Wow. You're Smart.



I'm certainly not alone in believing that emphasizing a child's self-esteem at the expense of providing honest feedback is a counter-productive practice.  The problem is, I'm not a scientist or a researcher of any type so I've never been able to provide any evidence to back up that belief.  According to this article , though, researchers are looking at the impact of the self-esteem movement and discovering that my instinct is correct -

Dweck and Blackwell’s work is part of a larger academic challenge to one of the self-esteem movement’s key tenets: that praise, self-esteem, and performance rise and fall together. From 1970 to 2000, there were over 15,000 scholarly articles written on self-esteem and its relationship to everything—from sex to career advancement. But results were often contradictory or inconclusive. So in 2003 the Association for Psychological Science asked Dr. Roy Baumeister, then a leading proponent of self-esteem, to review this literature. His team concluded that self-esteem was polluted with flawed science. Only 200 of those 15,000 studies met their rigorous standards.

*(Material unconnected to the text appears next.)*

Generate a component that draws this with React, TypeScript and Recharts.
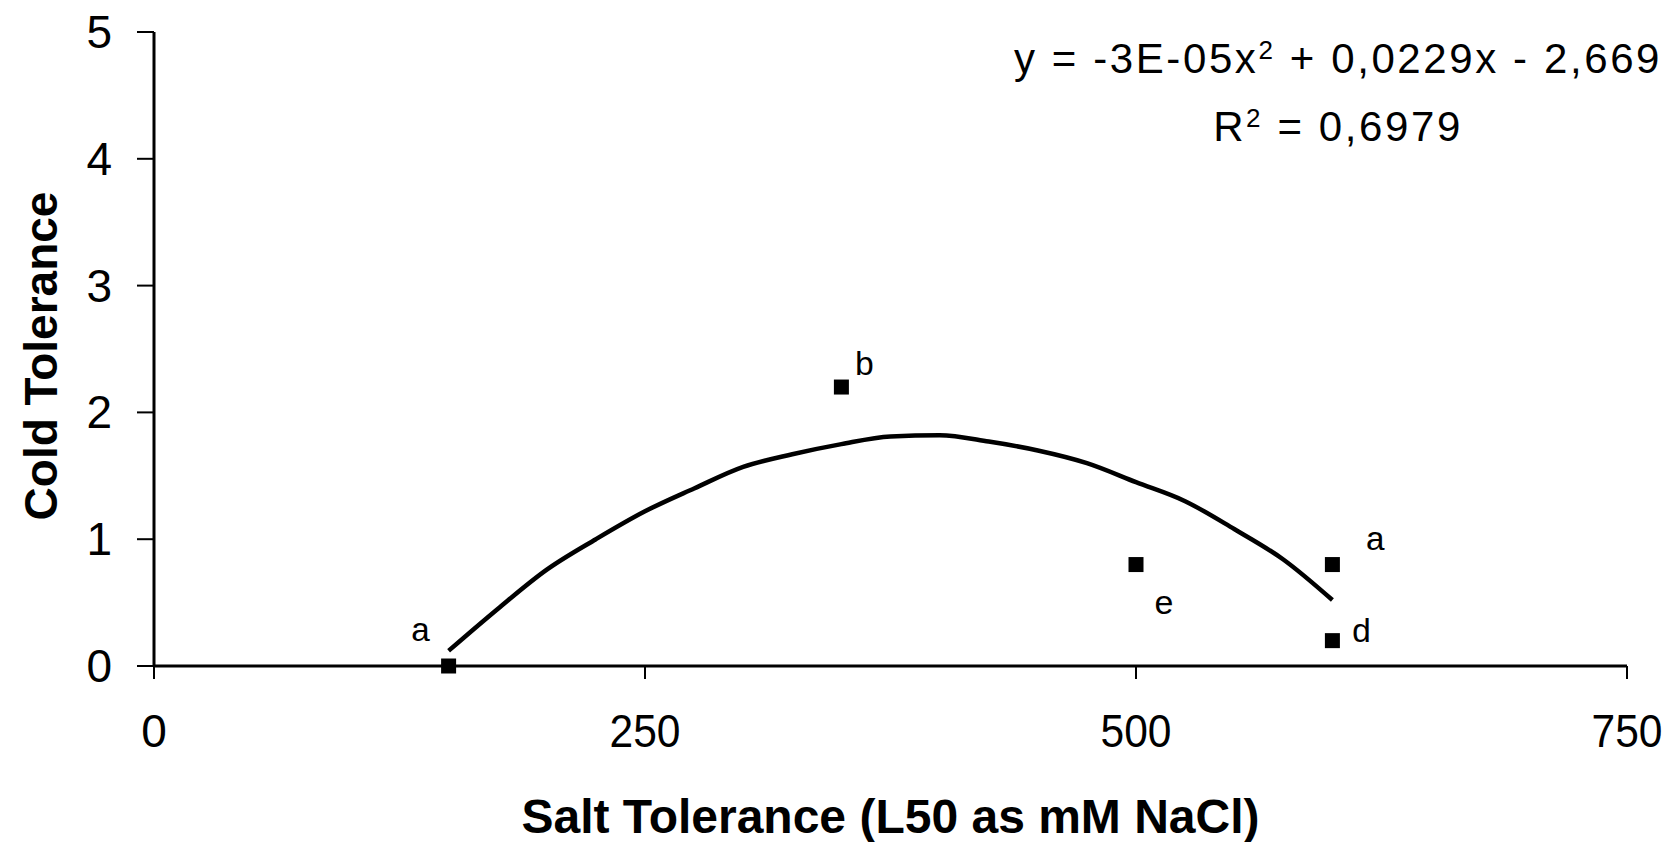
import React from 'react'
import { ComposedChart, Scatter, Line, XAxis, YAxis, LabelList } from 'recharts'

// measured points (salt tolerance vs cold tolerance)
const salt = [150, 350, 500, 600, 600]
const cold = [0, 2.2, 0.8, 0.8, 0.2]
const letters = ['a', 'b', 'e', 'a', 'd']

// polynomial trendline as drawn in the figure
const trendX = [150, 175, 200, 225, 250, 275, 300, 325, 350, 375, 400, 425, 450, 475, 500, 525, 550, 575, 600]
const trendY = [0.12, 0.45, 0.76, 1.0, 1.22, 1.4, 1.57, 1.67, 1.75, 1.81, 1.82, 1.77, 1.7, 1.6, 1.45, 1.3, 1.08, 0.84, 0.52]

const xTicks = [0, 250, 500, 750]
const yTicks = [0, 1, 2, 3, 4, 5]

const points = salt.map((x, i) => ({ x, y: cold[i], tag: letters[i] }))
const trend = trendX.map((x, i) => ({ x, y: trendY[i] }))

// where each letter sits relative to its marker (dx, dy to baseline)
const tagOffset: [number, number][] = [[-28, -25], [23, -12], [28, 49], [43, -15], [29, 1]]

const SANS = '"Liberation Sans", Arial, sans-serif'

function XTick({ x, y, payload }: any) {
  return (
    <text x={x} y={y + 33} textAnchor="middle" fontFamily={SANS} fontSize={46}
      textLength={payload.value === 0 ? undefined : 71} lengthAdjust="spacingAndGlyphs" fill="#000">
      {payload.value}
    </text>
  )
}

function YTick({ x, y, payload }: any) {
  return (
    <text x={x} y={y + 16} textAnchor="end" fontFamily={SANS} fontSize={46} fill="#000">
      {payload.value}
    </text>
  )
}

function Square({ cx, cy }: any) {
  return <rect x={cx - 7.5} y={cy - 7.5} width={15} height={15} fill="#000" />
}

function Tag(props: any) {
  const { x, y, width, height, value, index } = props
  const [dx, dy] = tagOffset[index] ?? [0, 0]
  return (
    <text x={x + width / 2 + dx} y={y + height / 2 + dy} textAnchor="middle"
      fontFamily='"Liberation Mono", "Courier New", monospace' fontSize={34} fill="#000">
      {value}
    </text>
  )
}

export default function App() {
  return (
    <div style={{ position: 'absolute', left: 0, top: 0, width: 1679, height: 842, background: '#fff', overflow: 'hidden' }}>
      <ComposedChart width={1679} height={842} margin={{ top: 32, right: 52, bottom: 0, left: 0 }}>
        <XAxis
          type="number" dataKey="x" domain={[0, 750]} ticks={xTicks} height={176}
          allowDuplicatedCategory={false}
          axisLine={{ stroke: '#000', strokeWidth: 3 }}
          tickLine={{ stroke: '#000', strokeWidth: 2 }} tickSize={13} tickMargin={35}
          tick={<XTick />}
          label={{
            content: ({ viewBox }: any) => (
              <text x={viewBox.x + viewBox.width / 2} y={viewBox.y + 167} textAnchor="middle"
                fontFamily={SANS} fontWeight="bold" fontSize={48} fill="#000">
                Salt Tolerance (L50 as mM NaCl)
              </text>
            ),
          }}
        />
        <YAxis
          type="number" dataKey="y" domain={[0, 5]} ticks={yTicks} width={154}
          axisLine={{ stroke: '#000', strokeWidth: 3 }}
          tickLine={{ stroke: '#000', strokeWidth: 2 }} tickSize={17} tickMargin={25}
          tick={<YTick />}
          label={{
            content: ({ viewBox }: any) => {
              const cx = viewBox.x + 57
              const cy = viewBox.y + viewBox.height / 2 + 7
              return (
                <text x={cx} y={cy} transform={`rotate(-90 ${cx} ${cy})`} textAnchor="middle"
                  fontFamily={SANS} fontWeight="bold" fontSize={46} fill="#000">
                  Cold Tolerance
                </text>
              )
            },
          }}
        />
        <Line data={trend} dataKey="y" type="monotone" stroke="#000" strokeWidth={4.5}
          dot={false} activeDot={false} isAnimationActive={false} />
        <Scatter data={points} dataKey="y" shape={<Square />} isAnimationActive={false}>
          <LabelList dataKey="tag" content={<Tag />} />
        </Scatter>
      </ComposedChart>
      <div style={{
        position: 'absolute', left: 1008, top: 25, width: 660, textAlign: 'center', whiteSpace: 'nowrap',
        fontFamily: SANS, fontSize: 42, lineHeight: '68px', letterSpacing: 2.6, color: '#000',
      }}>
        <div>y = -3E-05x<sup style={{ fontSize: 26, verticalAlign: 14, lineHeight: 0 }}>2</sup> + 0,0229x - 2,669</div>
        <div>R<sup style={{ fontSize: 26, verticalAlign: 14, lineHeight: 0 }}>2</sup> = 0,6979</div>
      </div>
    </div>
  )
}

After reviewing those 200 studies, Baumeister concluded that having high self-esteem didn’t improve grades or career achievement. It didn’t even reduce alcohol usage. And it especially did not lower violence of any sort. (Highly aggressive, violent people happen to think very highly of themselves, debunking the theory that people are aggressive to make up for low self-esteem.) At the time, Baumeister was quoted as saying that his findings were “the biggest disappointment of my career.”

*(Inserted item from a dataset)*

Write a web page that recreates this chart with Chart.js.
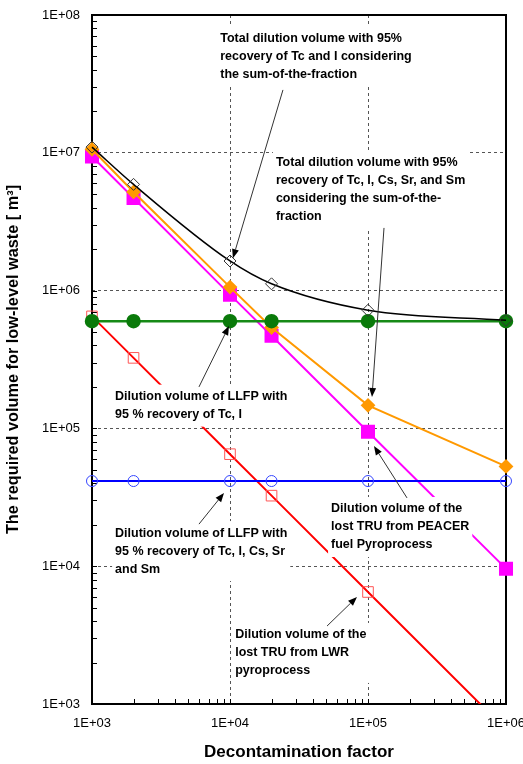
<!DOCTYPE html>
<html>
<head>
<meta charset="utf-8">
<script src="https://cdn.jsdelivr.net/npm/chart.js@4.4.0/dist/chart.umd.min.js"></script>
<style>
  html, body { margin: 0; padding: 0; background: #fff; }
  #wrap { width: 523px; height: 764px; }
</style>
</head>
<body>
<div id="wrap"><canvas id="myChart" width="523" height="764"></canvas></div>
<script>
// decontamination factor (x)
const factors = [1e3, 2e3, 1e4, 2e4, 1e5, 1e6];

// required volume, m3
const totalTcI = [1.1e7, 5.9e6, 1.64e6, 1.12e6, 7.2e5, 6.1e5];
const totalTcICsSrSm = [1.06e7, 5.2e6, 1.06e6, 5.4e5, 1.47e5, 5.3e4];
const llfpTcI = [6.0e5, 6.0e5, 6.0e5, 6.0e5, 6.0e5, 6.0e5];
const llfpTcICsSrSm = [4.15e4, 4.15e4, 4.15e4, 4.15e4, 4.15e4, 4.15e4];
const peacerTru = [9.4e6, 4.7e6, 9.35e5, 4.7e5, 9.45e4, 9.6e3];
const lwrTru = [6.5e5, 3.25e5, 6.5e4, 3.25e4, 6.5e3, 6.5e2];

// tick labels (decades)
const xDecades = [1e3, 1e4, 1e5, 1e6];
const xTickLabels = ['1E+03', '1E+04', '1E+05', '1E+06'];
const yDecades = [1e3, 1e4, 1e5, 1e6, 1e7, 1e8];
const yTickLabels = ['1E+03', '1E+04', '1E+05', '1E+06', '1E+07', '1E+08'];

// callout texts, anchored in data coordinates
const notes = [
  { lines: ['Total dilution volume with 95%', 'recovery of Tc and I considering', 'the sum-of-the-fraction'],
    at: [8.5e3, 6.8e7], from: [2.42e4, 2.86e7], to: [1.05e4, 1.72e6] },
  { lines: ['Total dilution volume with 95%', 'recovery of Tc, I, Cs, Sr, and Sm', 'considering the sum-of-the-', 'fraction'],
    at: [2.15e4, 8.43e6], from: [1.306e5, 2.85e6], to: [1.069e5, 1.69e5] },
  { lines: ['Dilution volume of LLFP with', '95 % recovery of Tc, I'],
    at: [1.47e3, 1.70e5], from: [5.96e3, 2.0e5], to: [9.83e3, 5.53e5] },
  { lines: ['Dilution volume of LLFP with', '95 % recovery of Tc, I, Cs, Sr', 'and Sm'],
    at: [1.47e3, 1.74e4], from: [5.96e3, 2.02e4], to: [9.05e3, 3.40e4] },
  { lines: ['Dilution volume of the', 'lost TRU from PEACER', 'fuel Pyroprocess'],
    at: [5.4e4, 2.6e4], from: [1.917e5, 3.13e4], to: [1.105e5, 7.45e4] },
  { lines: ['Dilution volume of the', 'lost TRU from LWR', 'pyroprocess'],
    at: [1.09e4, 3.17e3], from: [5.05e4, 3.68e3], to: [8.32e4, 5.98e3] }
];

const FONT = 'Arial, "Liberation Sans", sans-serif';
Chart.defaults.font.family = FONT;

const isDecade = v => Math.abs(Math.log10(v) - Math.round(Math.log10(v))) < 1e-9;
const logTicks = (min, max) => {
  const t = [];
  for (let e = Math.round(Math.log10(min)); e < Math.round(Math.log10(max)); e++) {
    for (let m = 1; m < 10; m++) t.push({ value: m * Math.pow(10, e) });
  }
  t.push({ value: max });
  return t;
};
const pts = ys => factors.map((x, i) => ({ x: x, y: ys[i] }));
const gridColor = ctx => (ctx.tick && isDecade(ctx.tick.value)) ? '#555' : 'rgba(0,0,0,0)';
const clipBox = { left: 10, right: 10, top: 10, bottom: 0 };

// frame + small inward ticks on left and bottom
const framePlugin = {
  id: 'frame',
  beforeDatasetsDraw(chart) {
    const { ctx, chartArea: a, scales } = chart;
    ctx.save();
    ctx.strokeStyle = '#000';
    ctx.lineWidth = 1;
    ctx.beginPath();
    scales.y.ticks.forEach(t => {
      const y = Math.round(scales.y.getPixelForValue(t.value)) + 0.5;
      ctx.moveTo(a.left, y); ctx.lineTo(a.left + 5, y);
    });
    scales.x.ticks.forEach(t => {
      const x = Math.round(scales.x.getPixelForValue(t.value)) + 0.5;
      ctx.moveTo(x, a.bottom); ctx.lineTo(x, a.bottom - 5);
    });
    ctx.stroke();
    ctx.lineWidth = 2;
    ctx.strokeRect(a.left, a.top, a.right - a.left, a.bottom - a.top);
    ctx.restore();
  }
};

// white-backed callout texts with arrows
const notesPlugin = {
  id: 'notes',
  afterDatasetsDraw(chart) {
    const { ctx, scales } = chart;
    const px = v => scales.x.getPixelForValue(v);
    const py = v => scales.y.getPixelForValue(v);
    const lh = 18;
    ctx.save();
    ctx.font = 'bold 12.5px ' + FONT;
    notes.forEach(n => {
      const x = px(n.at[0]), y = py(n.at[1]);
      const w = Math.max(...n.lines.map(s => ctx.measureText(s).width));
      ctx.fillStyle = '#fff';
      ctx.fillRect(x - 3, y - 12, w + 6, (n.lines.length - 1) * lh + 24);
      ctx.fillStyle = '#000';
      ctx.textBaseline = 'middle';
      n.lines.forEach((s, i) => ctx.fillText(s, x, y + i * lh));
    });
    notes.forEach(n => {
      const x1 = px(n.from[0]), y1 = py(n.from[1]);
      const x2 = px(n.to[0]), y2 = py(n.to[1]);
      const ang = Math.atan2(y2 - y1, x2 - x1);
      const hl = 9, hw = 3.5;
      ctx.strokeStyle = '#333';
      ctx.lineWidth = 1;
      ctx.beginPath();
      ctx.moveTo(x1, y1);
      ctx.lineTo(x2 - Math.cos(ang) * hl, y2 - Math.sin(ang) * hl);
      ctx.stroke();
      ctx.fillStyle = '#000';
      ctx.beginPath();
      ctx.moveTo(x2, y2);
      ctx.lineTo(x2 - Math.cos(ang) * hl - Math.sin(ang) * hw, y2 - Math.sin(ang) * hl + Math.cos(ang) * hw);
      ctx.lineTo(x2 - Math.cos(ang) * hl + Math.sin(ang) * hw, y2 - Math.sin(ang) * hl - Math.cos(ang) * hw);
      ctx.closePath();
      ctx.fill();
    });
    ctx.restore();
  }
};

new Chart(document.getElementById('myChart'), {
  type: 'line',
  data: {
    datasets: [
      { label: 'Total (Tc, I)', data: pts(totalTcI), borderColor: '#000', borderWidth: 1.5,
        cubicInterpolationMode: 'monotone', pointStyle: 'rectRot', pointRadius: 6,
        pointBorderColor: '#333', pointBorderWidth: 1, pointBackgroundColor: 'rgba(0,0,0,0)', clip: clipBox },
      { label: 'LLFP (Tc, I)', data: pts(llfpTcI), borderColor: '#168a16', borderWidth: 2.5,
        pointStyle: 'circle', pointRadius: 6, pointBorderColor: '#0a7a0a', pointBackgroundColor: '#0a7a0a', clip: clipBox },
      { label: 'LLFP (Tc, I, Cs, Sr, Sm)', data: pts(llfpTcICsSrSm), borderColor: '#0000ff', borderWidth: 2,
        pointStyle: 'circle', pointRadius: 5.5, pointBorderColor: '#3344ff', pointBorderWidth: 1,
        pointBackgroundColor: 'rgba(0,0,0,0)', clip: clipBox },
      { label: 'Total (Tc, I, Cs, Sr, Sm)', data: pts(totalTcICsSrSm), borderColor: '#ff9900', borderWidth: 2,
        pointStyle: 'rectRot', pointRadius: 6, pointBorderColor: '#ff9900', pointBackgroundColor: '#ff9900', clip: clipBox },
      { label: 'PEACER TRU', data: pts(peacerTru), borderColor: '#ff00ff', borderWidth: 2,
        pointStyle: 'rect', pointRadius: 8.5, pointBorderColor: '#ff00ff', pointBackgroundColor: '#ff00ff', clip: clipBox },
      { label: 'LWR TRU', data: pts(lwrTru), borderColor: '#ff0000', borderWidth: 2,
        pointStyle: 'rect', pointRadius: 7.5, pointBorderColor: '#ff5555', pointBorderWidth: 1,
        pointBackgroundColor: 'rgba(0,0,0,0)', clip: clipBox }
    ]
  },
  options: {
    responsive: false,
    animation: false,
    devicePixelRatio: 1,
    events: [],
    layout: { padding: { top: 15, right: 17, bottom: 0, left: 0 } },
    plugins: { legend: { display: false }, tooltip: { enabled: false } },
    scales: {
      x: {
        type: 'logarithmic', min: 1e3, max: 1e6,
        afterBuildTicks: s => { s.ticks = logTicks(1e3, 1e6); },
        afterFit: s => { s.height = 60; s.paddingLeft = 0; s.paddingRight = 0; },
        ticks: { autoSkip: false, maxRotation: 0, padding: 12, color: '#000', font: { size: 13 },
          callback: v => isDecade(v) ? xTickLabels[xDecades.findIndex(d => Math.abs(d - v) < d * 1e-6)] : '' },
        grid: { drawTicks: false, color: gridColor, lineWidth: 1 },
        border: { display: false, dash: [3, 3] },
        title: { display: true, text: 'Decontamination factor', color: '#000',
          font: { size: 17, weight: 'bold' }, padding: { top: 0, bottom: 1 } }
      },
      y: {
        type: 'logarithmic', min: 1e3, max: 1e8,
        afterBuildTicks: s => { s.ticks = logTicks(1e3, 1e8); },
        afterFit: s => { s.width = 92; s.paddingTop = 0; s.paddingBottom = 0; },
        ticks: { autoSkip: false, padding: 12, color: '#000', font: { size: 13 },
          callback: v => isDecade(v) ? yTickLabels[yDecades.findIndex(d => Math.abs(d - v) < d * 1e-6)] : '' },
        grid: { drawTicks: false, color: gridColor, lineWidth: 1 },
        border: { display: false, dash: [3, 3] },
        title: { display: true, text: 'The required volume for low-level waste [ m\u00B3]', color: '#000',
          font: { size: 16.3, weight: 'bold' }, padding: { top: 4, bottom: 0 } }
      }
    }
  },
  plugins: [framePlugin, notesPlugin]
});
</script>
</body>
</html>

Now he’s on Dweck’s side of the argument, and his work is going in a similar direction: He will soon publish an article showing that for college students on the verge of failing in class, esteem-building praise causes their grades to sink further. Baumeister has come to believe the continued appeal of self-esteem is largely tied to parents’ pride in their children’s achievements: It’s so strong that “when they praise their kids, it’s not that far from praising themselves.”

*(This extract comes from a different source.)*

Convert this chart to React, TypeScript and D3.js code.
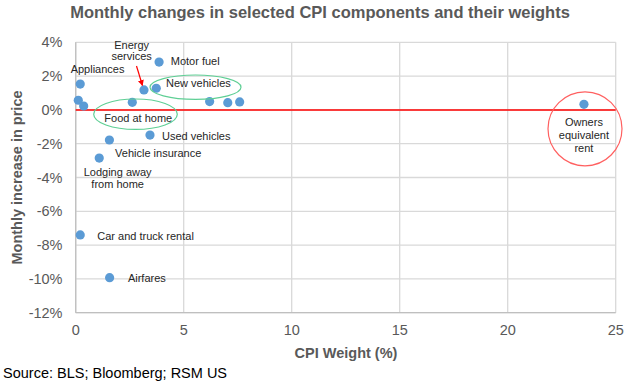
import React from "react";
import * as d3 from "d3";

const labels = [
  "Appliances", "", "", "", "Energy services", "New vehicles", "Motor fuel",
  "", "", "", "Used vehicles", "Vehicle insurance", "Lodging away from home",
  "Car and truck rental", "Airfares", "Owners equivalent rent",
];
const weights = [0.21, 0.12, 0.37, 2.62, 3.16, 3.73, 3.86, 6.2, 7.04, 7.59, 3.44, 1.56, 1.09, 0.21, 1.57, 23.53];
const changes = [1.53, 0.57, 0.23, 0.45, 1.18, 1.28, 2.83, 0.49, 0.43, 0.47, -1.49, -1.78, -2.85, -7.4, -9.93, 0.33];
const xTicks = [0, 5, 10, 15, 20, 25];
const yTicks = [4, 2, 0, -2, -4, -6, -8, -10, -12];

const W = 630, H = 381;
const M = { left: 75.7, right: 14.3, top: 42.3, bottom: 68.3 };

export default function App() {
  const x = d3.scaleLinear().domain([0, 25]).range([M.left, W - M.right]);
  const y = d3.scaleLinear().domain([-12, 4]).range([H - M.bottom, M.top]);
  const font = "Liberation Sans, Arial, sans-serif";
  const grey = "#595959";
  const txt = { fontFamily: font, fontSize: 11, fill: "#262626" } as const;

  const pt = (i: number) => [x(weights[i]), y(changes[i])];

  return (
    <svg width={W} height={H} style={{ position: "absolute", left: 0, top: 0, background: "#fff" }}>
      <defs>
        <marker id="ah" viewBox="0 0 10 10" refX="9" refY="5" markerWidth="5" markerHeight="5" orient="auto">
          <path d="M0,0 L10,5 L0,10 z" fill="#ff0000" />
        </marker>
      </defs>
      <rect width={W} height={H} fill="#fff" />
      <text x={320} y={17.5} textAnchor="middle" fontFamily={font} fontWeight="bold" fontSize={16.5} fill={grey}>
        Monthly changes in selected CPI components and their weights
      </text>
      {yTicks.map((t) => (
        <g key={t}>
          <line x1={M.left} x2={W - M.right} y1={y(t)} y2={y(t)} stroke="#d9d9d9" strokeWidth={1.3} />
          <text x={62.5} y={y(t) + 5} textAnchor="end" fontFamily={font} fontSize={14.5} fill={grey}>
            {t}%
          </text>
        </g>
      ))}
      {xTicks.map((t) => (
        <g key={t}>
          <line x1={x(t)} x2={x(t)} y1={M.top} y2={H - M.bottom} stroke="#d9d9d9" strokeWidth={1.3} />
          <text x={x(t)} y={H - M.bottom + 22} textAnchor="middle" fontFamily={font} fontSize={14.5} fill={grey}>
            {t}
          </text>
        </g>
      ))}
      <line x1={M.left} x2={M.left} y1={M.top} y2={H - M.bottom} stroke="#bfbfbf" strokeWidth={1.3} />
      <line x1={M.left} x2={W - M.right} y1={H - M.bottom} y2={H - M.bottom} stroke="#bfbfbf" strokeWidth={1.3} />
      <line x1={x(0)} x2={x(25)} y1={y(0)} y2={y(0)} stroke="#ff0000" strokeWidth={1.5} />
      <text x={346} y={357.5} textAnchor="middle" fontFamily={font} fontWeight="bold" fontSize={14.5} fill={grey}>
        CPI Weight (%)
      </text>
      <text transform={`translate(22,${(M.top + H - M.bottom) / 2}) rotate(-90)`} textAnchor="middle" fontFamily={font} fontWeight="bold" fontSize={14.5} fill={grey}>
        Monthly increase in price
      </text>
      <text x={3} y={378} fontFamily={font} fontSize={14.5} fill="#000">
        Source: BLS; Bloomberg; RSM US
      </text>

      {weights.map((w, i) => (
        <circle key={i} cx={x(w)} cy={y(changes[i])} r={4.6} fill="#5b9bd5" />
      ))}

      <ellipse cx={195.5} cy={87.2} rx={45.5} ry={12.2} fill="none" stroke="#5fcf95" strokeWidth={1.2} />
      <ellipse cx={135.5} cy={114.2} rx={41.8} ry={15.2} fill="none" stroke="#5fcf95" strokeWidth={1.2} />
      <circle cx={585} cy={128.8} r={37} fill="none" stroke="#ff6060" strokeWidth={1.2} />
      <line x1={136.5} y1={66} x2={pt(4)[0] - 1.5} y2={pt(4)[1] - 4.5} stroke="#ff0000" strokeWidth={1.2} markerEnd="url(#ah)" />

      <text {...txt} x={pt(0)[0] - 9.6} y={pt(0)[1] - 10.8}>{labels[0]}</text>
      <text {...txt} x={pt(4)[0] - 12.3} y={pt(4)[1] - 41} textAnchor="middle">Energy</text>
      <text {...txt} x={pt(4)[0] - 12.3} y={pt(4)[1] - 29.5} textAnchor="middle">services</text>
      <text {...txt} x={pt(5)[0] + 9.7} y={pt(5)[1] - 1}>{labels[5]}</text>
      <text {...txt} x={pt(6)[0] + 11.7} y={pt(6)[1] + 3}>{labels[6]}</text>
      <text {...txt} x={104.3} y={121.7}>Food at home</text>
      <text {...txt} x={pt(10)[0] + 12} y={pt(10)[1] + 4.7}>{labels[10]}</text>
      <text {...txt} x={pt(11)[0] + 5.7} y={pt(11)[1] + 17}>{labels[11]}</text>
      <text {...txt} x={pt(12)[0] + 18.4} y={pt(12)[1] + 18} textAnchor="middle">Lodging away</text>
      <text {...txt} x={pt(12)[0] + 18.4} y={pt(12)[1] + 29.7} textAnchor="middle">from home</text>
      <text {...txt} x={pt(13)[0] + 17} y={pt(13)[1] + 4.7}>{labels[13]}</text>
      <text {...txt} x={pt(14)[0] + 18.3} y={pt(14)[1] + 4}>{labels[14]}</text>
      <text {...txt} x={pt(15)[0]} y={pt(15)[1] + 22} textAnchor="middle">Owners</text>
      <text {...txt} x={pt(15)[0]} y={pt(15)[1] + 34.7} textAnchor="middle">equivalent</text>
      <text {...txt} x={pt(15)[0]} y={pt(15)[1] + 47.4} textAnchor="middle">rent</text>
    </svg>
  );
}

  If your own experience hasn't convinced you, let me put it in simple terms - Success takes hard work and commitment, regardless of one's intelligence or natural ability.  Teaching your children anything different is not doing them a favor.  Better to teach them how to deal positively with set-backs and disappointments and how to capitalize on their strengths and overcome their weaknesses in order to succeed in life.